SciFiChick.com was able to participate in a conference call Q&A session with James Roday and Dulé Hill, stars of USA’s Psych. Here’s the transcript from that call.
And don’t forget to tune in to USA on Friday night, August 7th, for the season premier of Psych!
The show is known a lot for its fast-paced banter between your characters Shawn and Gus. How much say do you guys get in what goes on in the dialog, particularly between the humorous segments and something like the nicknames that Shawn makes up for Gus?
J. Roday: Unlike, I think, the majority of shows on television right now we actually have a frighteningly high amount of say in what we do with the dialog. A lot of times it comes in great and all we have to do is say it, but any time we sort of recognize an opportunity to throw something in or add something or if we have a better name for Gus than the one that came in we just pull the trigger.
We’re pretty good at monitoring ourselves so that we only do it if we’re making it better, and it’s very rare that we find out later that the people down in LA were disappointed because we changed something. They’re usually pretty pleased.
D. Hill: Yes. And the names that we come up with most of the time it has to do with somebody that we know, somebody in the cast knows or somebody that one of the writers knows or a producer, something like that. I would say pretty much eight times to of ten there is some relation to the crazy name that Gus is being called.
What detectives, in real life or in fiction, have been an influence for the characters?

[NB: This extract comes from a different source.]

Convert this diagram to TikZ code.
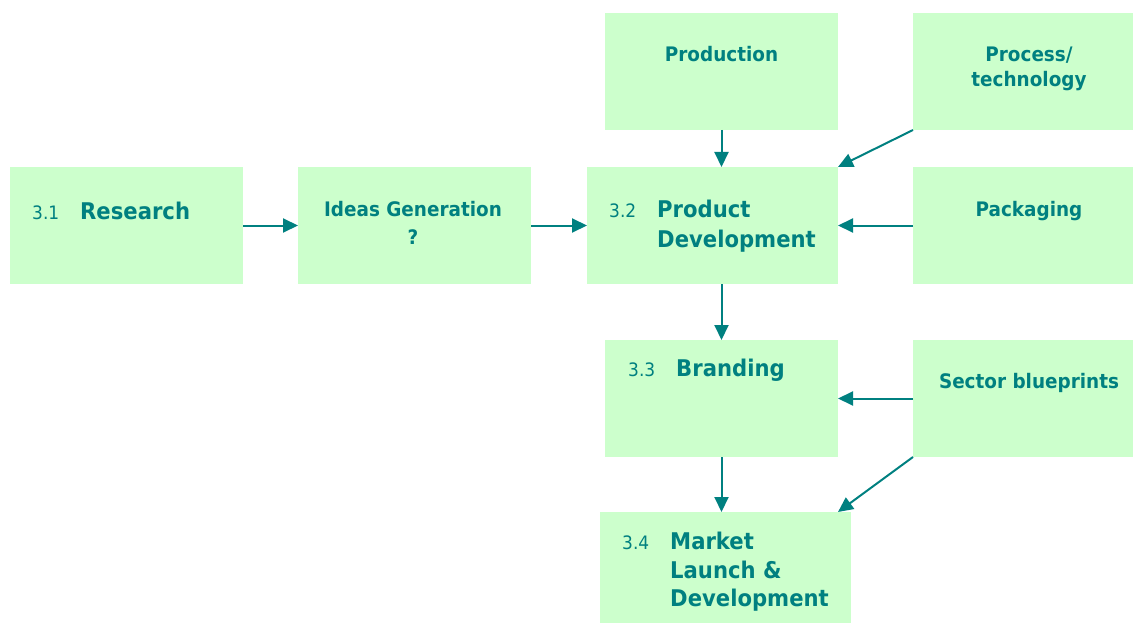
\documentclass[tikz,border=0pt]{standalone}
\usepackage{fontspec}
\setmainfont{DejaVu Sans}[FakeStretch=0.92]
\usetikzlibrary{arrows.meta}
\definecolor{tealc}{HTML}{008080}
\definecolor{boxfill}{HTML}{CCFFCC}
\begin{document}
\begin{tikzpicture}[x=1pt,y=-1pt,
  box/.style={fill=boxfill,draw=none,inner sep=0pt,outer sep=0pt,anchor=north west},
  big/.style={font=\fontsize{23}{28}\selectfont\bfseries,text=tealc,inner sep=0pt,anchor=base west},
  small/.style={font=\fontsize{20}{25}\selectfont\bfseries,text=tealc,inner sep=0pt,anchor=base},
  num/.style={font=\fontsize{18.5}{20}\selectfont,text=tealc,inner sep=0pt,anchor=base west},
  arr/.style={draw=tealc,line width=2pt,-{Triangle[length=15pt,width=14pt]}}]
\useasboundingbox (0,0) rectangle (1133,623);
% boxes
\node[box,minimum width=233pt,minimum height=117pt] (res) at (10,167) {};
\node[box,minimum width=233pt,minimum height=117pt] (ideas) at (298,167) {};
\node[box,minimum width=251pt,minimum height=117pt] (pd) at (587,167) {};
\node[box,minimum width=233pt,minimum height=117pt] (prod) at (605,13) {};
\node[box,minimum width=220pt,minimum height=117pt] (proc) at (913,13) {};
\node[box,minimum width=220pt,minimum height=117pt] (pack) at (913,167) {};
\node[box,minimum width=233pt,minimum height=117pt] (br) at (605,340) {};
\node[box,minimum width=220pt,minimum height=117pt] (sec) at (913,340) {};
\node[box,minimum width=251pt,minimum height=111pt] (mk) at (600,512) {};
% texts
\node[num] (n31) at (32,219) {3.1};
\node[big] (tres) at (80,219) {Research};
\node[small] (tideas1) at (413,216) {Ideas Generation};
\node[small] (tideas2) at (413,244) {?};
\node[num] (n32) at (609,218) {3.2};
\node[big] (tpd1) at (657,218) {Product};
\node[big] (tpd2) at (657,247) {Development};
\node[small] (tprod) at (721.5,62) {Production};
\node[small] (tproc1) at (1029,62) {Process/};
\node[small] (tproc2) at (1029,87) {technology};
\node[small] (tpack) at (1029,216) {Packaging};
\node[num] (n33) at (628,376) {3.3};
\node[big] (tbr) at (676,376) {Branding};
\node[small] (tsec) at (1029,388) {Sector blueprints};
\node[num] (n34) at (622,549) {3.4};
\node[big] (tmk1) at (670,549) {Market};
\node[big] (tmk2) at (670,578) {Launch \&};
\node[big] (tmk3) at (670,606) {Development};
% arrows
\draw[arr] (res.east) -- (ideas.west);
\draw[arr] (ideas.east) -- (pd.west);
\draw[arr] (prod.south) -- (prod.south |- pd.north);
\draw[arr] (proc.south west) -- (pd.north east);
\draw[arr] (pack.west) -- (pd.east);
\draw[arr] (pd.south -| br.north) -- (br.north);
\draw[arr] (sec.west) -- (br.east);
\draw[arr] (br.south) -- (br.south |- mk.north);
\draw[arr] (sec.south west) -- (br.east |- mk.north);
\end{tikzpicture}
\end{document}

J. Roday: You know what, I go to this movie called Without a Clue that not a lot of people saw. It was Michael Caine and Ben Kingsley, and the idea behind the movie was that Watson was the brains of the operation and Holmes was just this very theatrical sort of charlatan that diverted people’s attention and got all the ladies. It’s a very, very funny movie that not a lot of people have seen.
But I love the fact that it was sort of rooted in the idea that these two guys absolutely, positively were dependent on one another to solve a crime, because Holmes was sort of the face of the franchise but Watson was the guy that sort of kept their feet on the ground and did a lot of the thinking. That’s not exactly what the dynamic is on Psych, but the sort of ying yang element of it of there’s no way that either of these guys could work on their own and there’s no way that they could accomplish what they were doing without the other one is definitely sort of a big element of what we do on Psych.
So that’s my answer. I feel decent about it. I’m passing it off to Dulé.